▶ _Records supplied_
# # # #
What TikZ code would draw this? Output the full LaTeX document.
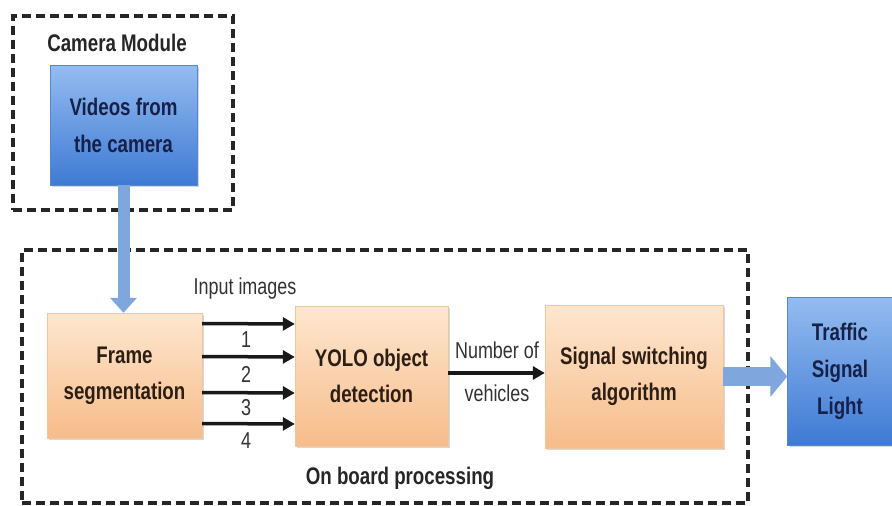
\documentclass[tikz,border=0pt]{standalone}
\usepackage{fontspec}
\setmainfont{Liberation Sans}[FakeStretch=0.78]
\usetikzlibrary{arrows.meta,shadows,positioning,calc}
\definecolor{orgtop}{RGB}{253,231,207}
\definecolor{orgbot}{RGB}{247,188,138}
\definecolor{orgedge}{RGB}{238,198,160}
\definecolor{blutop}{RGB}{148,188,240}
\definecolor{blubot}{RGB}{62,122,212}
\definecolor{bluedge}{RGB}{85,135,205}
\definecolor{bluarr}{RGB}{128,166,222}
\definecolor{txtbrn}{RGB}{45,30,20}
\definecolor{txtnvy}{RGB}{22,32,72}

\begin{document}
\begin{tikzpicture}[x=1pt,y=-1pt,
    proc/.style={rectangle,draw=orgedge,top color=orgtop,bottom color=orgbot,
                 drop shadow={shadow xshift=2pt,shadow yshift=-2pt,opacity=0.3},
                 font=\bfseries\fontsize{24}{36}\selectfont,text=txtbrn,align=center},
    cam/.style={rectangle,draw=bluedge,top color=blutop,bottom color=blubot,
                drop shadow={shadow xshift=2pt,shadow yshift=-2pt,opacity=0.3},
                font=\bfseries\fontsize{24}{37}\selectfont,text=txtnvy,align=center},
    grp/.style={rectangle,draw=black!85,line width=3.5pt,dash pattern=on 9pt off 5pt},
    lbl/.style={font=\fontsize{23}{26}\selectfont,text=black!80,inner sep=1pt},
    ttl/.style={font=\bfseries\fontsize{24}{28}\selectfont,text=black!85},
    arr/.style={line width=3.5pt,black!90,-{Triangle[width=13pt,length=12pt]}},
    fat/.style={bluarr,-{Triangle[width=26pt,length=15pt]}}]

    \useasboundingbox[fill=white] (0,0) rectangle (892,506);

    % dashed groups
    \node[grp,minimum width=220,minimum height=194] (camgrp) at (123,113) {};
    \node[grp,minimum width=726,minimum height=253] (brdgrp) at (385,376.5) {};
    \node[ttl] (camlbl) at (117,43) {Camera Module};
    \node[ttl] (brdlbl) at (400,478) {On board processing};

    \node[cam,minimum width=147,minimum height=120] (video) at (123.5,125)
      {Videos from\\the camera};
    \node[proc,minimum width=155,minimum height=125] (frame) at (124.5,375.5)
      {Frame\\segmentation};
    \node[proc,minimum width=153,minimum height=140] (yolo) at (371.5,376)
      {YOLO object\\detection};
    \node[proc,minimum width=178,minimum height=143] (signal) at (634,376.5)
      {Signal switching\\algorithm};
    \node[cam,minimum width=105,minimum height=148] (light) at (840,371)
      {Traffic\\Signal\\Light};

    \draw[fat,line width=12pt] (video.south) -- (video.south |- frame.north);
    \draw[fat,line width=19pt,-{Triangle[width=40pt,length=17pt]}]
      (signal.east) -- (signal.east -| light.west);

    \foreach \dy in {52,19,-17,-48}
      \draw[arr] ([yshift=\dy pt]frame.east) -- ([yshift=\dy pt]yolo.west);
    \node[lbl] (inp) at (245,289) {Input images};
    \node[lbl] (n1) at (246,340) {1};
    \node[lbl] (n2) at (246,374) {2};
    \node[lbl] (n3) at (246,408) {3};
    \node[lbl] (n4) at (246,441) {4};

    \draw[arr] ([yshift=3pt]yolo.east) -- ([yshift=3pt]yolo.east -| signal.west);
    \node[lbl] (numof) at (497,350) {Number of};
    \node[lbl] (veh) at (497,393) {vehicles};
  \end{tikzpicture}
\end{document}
# # # #
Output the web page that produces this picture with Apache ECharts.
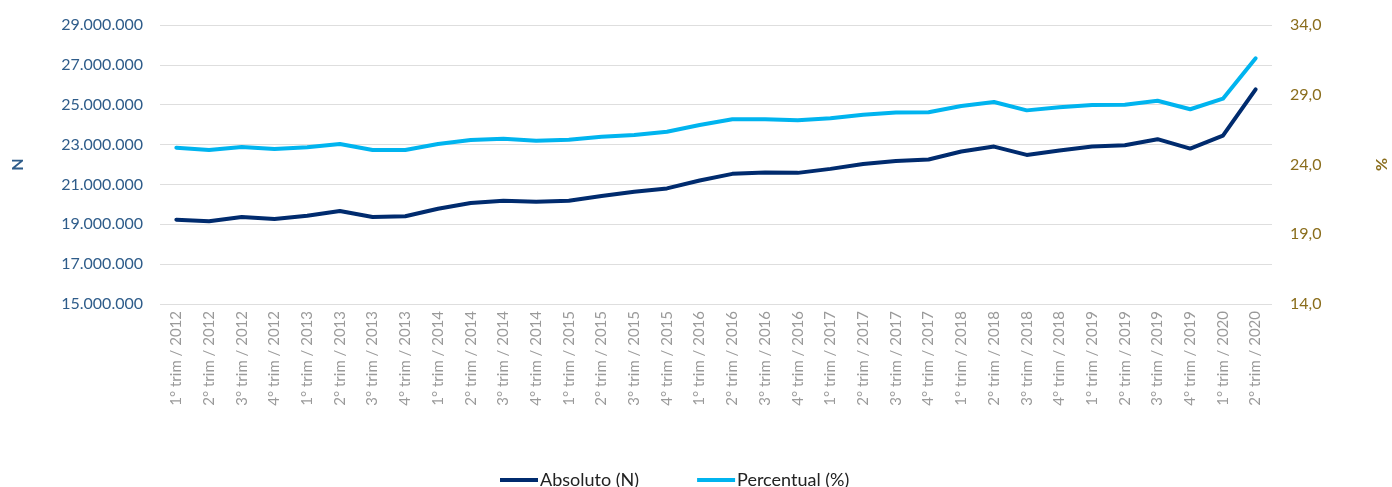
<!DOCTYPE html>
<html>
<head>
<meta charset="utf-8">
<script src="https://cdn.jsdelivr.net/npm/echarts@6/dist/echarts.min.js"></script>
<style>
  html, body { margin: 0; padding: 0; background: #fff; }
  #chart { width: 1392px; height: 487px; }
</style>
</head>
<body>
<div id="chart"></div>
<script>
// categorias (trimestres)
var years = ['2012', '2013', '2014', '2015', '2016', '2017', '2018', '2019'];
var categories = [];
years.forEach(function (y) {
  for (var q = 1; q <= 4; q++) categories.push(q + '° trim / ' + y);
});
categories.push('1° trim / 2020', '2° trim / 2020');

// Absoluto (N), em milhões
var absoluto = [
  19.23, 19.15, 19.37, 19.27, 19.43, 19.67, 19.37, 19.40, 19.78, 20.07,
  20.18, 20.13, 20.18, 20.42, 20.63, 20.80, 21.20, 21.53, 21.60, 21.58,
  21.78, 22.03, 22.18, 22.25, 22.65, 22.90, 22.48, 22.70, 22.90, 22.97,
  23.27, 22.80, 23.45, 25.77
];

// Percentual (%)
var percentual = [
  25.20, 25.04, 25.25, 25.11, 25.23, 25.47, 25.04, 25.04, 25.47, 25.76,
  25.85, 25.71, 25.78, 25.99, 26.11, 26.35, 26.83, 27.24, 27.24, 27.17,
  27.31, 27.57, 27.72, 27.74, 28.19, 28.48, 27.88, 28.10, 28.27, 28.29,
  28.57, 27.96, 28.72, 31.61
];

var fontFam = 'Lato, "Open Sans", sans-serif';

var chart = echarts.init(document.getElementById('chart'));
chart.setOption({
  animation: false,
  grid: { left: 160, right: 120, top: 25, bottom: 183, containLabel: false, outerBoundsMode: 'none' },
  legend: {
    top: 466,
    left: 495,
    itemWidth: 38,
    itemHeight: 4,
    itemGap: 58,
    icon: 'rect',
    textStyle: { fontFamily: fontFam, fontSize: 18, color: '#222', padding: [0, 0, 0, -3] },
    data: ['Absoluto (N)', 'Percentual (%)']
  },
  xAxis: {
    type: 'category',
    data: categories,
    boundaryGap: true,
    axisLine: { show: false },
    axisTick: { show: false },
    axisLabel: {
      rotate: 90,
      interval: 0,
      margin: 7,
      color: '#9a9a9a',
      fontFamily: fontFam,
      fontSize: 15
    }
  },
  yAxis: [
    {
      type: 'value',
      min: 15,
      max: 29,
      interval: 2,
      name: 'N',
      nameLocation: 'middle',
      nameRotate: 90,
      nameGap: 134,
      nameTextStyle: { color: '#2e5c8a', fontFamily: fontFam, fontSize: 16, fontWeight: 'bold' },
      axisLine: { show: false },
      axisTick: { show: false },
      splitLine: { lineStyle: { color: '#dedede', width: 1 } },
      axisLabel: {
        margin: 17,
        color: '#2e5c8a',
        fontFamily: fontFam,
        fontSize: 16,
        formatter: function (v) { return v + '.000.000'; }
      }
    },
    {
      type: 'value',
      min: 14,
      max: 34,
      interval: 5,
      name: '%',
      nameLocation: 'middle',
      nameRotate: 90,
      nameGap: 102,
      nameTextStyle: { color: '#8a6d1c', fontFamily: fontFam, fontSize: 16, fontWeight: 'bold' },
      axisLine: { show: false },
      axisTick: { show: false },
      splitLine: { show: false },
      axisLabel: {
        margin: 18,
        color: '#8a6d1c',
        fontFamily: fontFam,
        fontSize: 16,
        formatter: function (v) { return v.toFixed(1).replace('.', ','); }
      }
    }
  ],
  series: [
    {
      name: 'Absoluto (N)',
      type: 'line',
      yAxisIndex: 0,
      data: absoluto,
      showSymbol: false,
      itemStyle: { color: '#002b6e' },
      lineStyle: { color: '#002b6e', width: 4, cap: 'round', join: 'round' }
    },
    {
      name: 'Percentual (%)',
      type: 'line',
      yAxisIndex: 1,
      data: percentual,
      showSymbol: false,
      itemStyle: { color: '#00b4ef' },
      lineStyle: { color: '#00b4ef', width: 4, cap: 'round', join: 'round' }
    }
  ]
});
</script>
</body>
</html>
# # # #
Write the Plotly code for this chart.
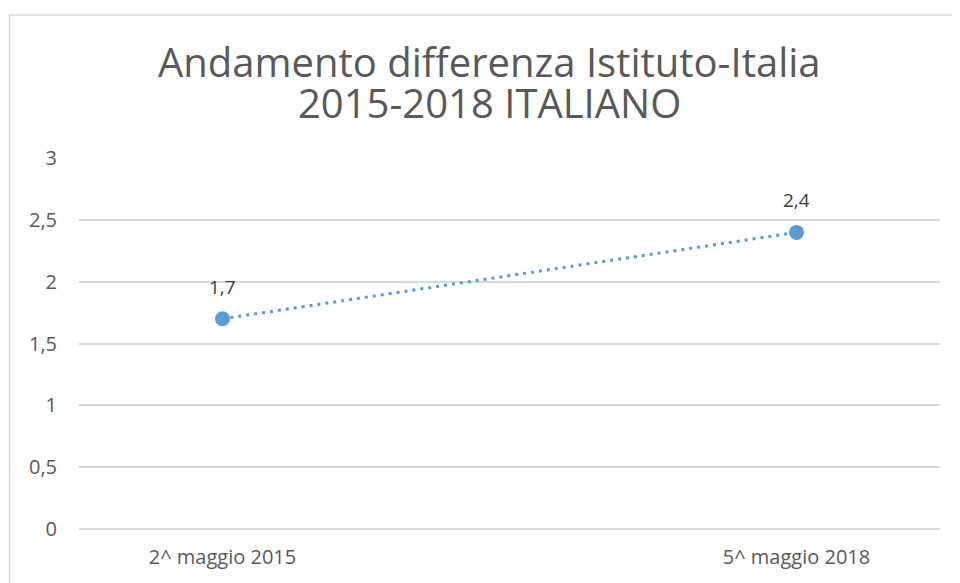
# # # #
▶ _The exercise_
Look above and copy only the lines from the one holding "What TikZ code" to the one holding "(brdlbl) at (400,478)", both included, exactly, minus the pictures.

▶ _Output_
What TikZ code would draw this? Output the full LaTeX document.
\documentclass[tikz,border=0pt]{standalone}
\usepackage{fontspec}
\setmainfont{Liberation Sans}[FakeStretch=0.78]
\usetikzlibrary{arrows.meta,shadows,positioning,calc}
\definecolor{orgtop}{RGB}{253,231,207}
\definecolor{orgbot}{RGB}{247,188,138}
\definecolor{orgedge}{RGB}{238,198,160}
\definecolor{blutop}{RGB}{148,188,240}
\definecolor{blubot}{RGB}{62,122,212}
\definecolor{bluedge}{RGB}{85,135,205}
\definecolor{bluarr}{RGB}{128,166,222}
\definecolor{txtbrn}{RGB}{45,30,20}
\definecolor{txtnvy}{RGB}{22,32,72}

\begin{document}
\begin{tikzpicture}[x=1pt,y=-1pt,
    proc/.style={rectangle,draw=orgedge,top color=orgtop,bottom color=orgbot,
                 drop shadow={shadow xshift=2pt,shadow yshift=-2pt,opacity=0.3},
                 font=\bfseries\fontsize{24}{36}\selectfont,text=txtbrn,align=center},
    cam/.style={rectangle,draw=bluedge,top color=blutop,bottom color=blubot,
                drop shadow={shadow xshift=2pt,shadow yshift=-2pt,opacity=0.3},
                font=\bfseries\fontsize{24}{37}\selectfont,text=txtnvy,align=center},
    grp/.style={rectangle,draw=black!85,line width=3.5pt,dash pattern=on 9pt off 5pt},
    lbl/.style={font=\fontsize{23}{26}\selectfont,text=black!80,inner sep=1pt},
    ttl/.style={font=\bfseries\fontsize{24}{28}\selectfont,text=black!85},
    arr/.style={line width=3.5pt,black!90,-{Triangle[width=13pt,length=12pt]}},
    fat/.style={bluarr,-{Triangle[width=26pt,length=15pt]}}]

    \useasboundingbox[fill=white] (0,0) rectangle (892,506);

    % dashed groups
    \node[grp,minimum width=220,minimum height=194] (camgrp) at (123,113) {};
    \node[grp,minimum width=726,minimum height=253] (brdgrp) at (385,376.5) {};
    \node[ttl] (camlbl) at (117,43) {Camera Module};
    \node[ttl] (brdlbl) at (400,478) {On board processing};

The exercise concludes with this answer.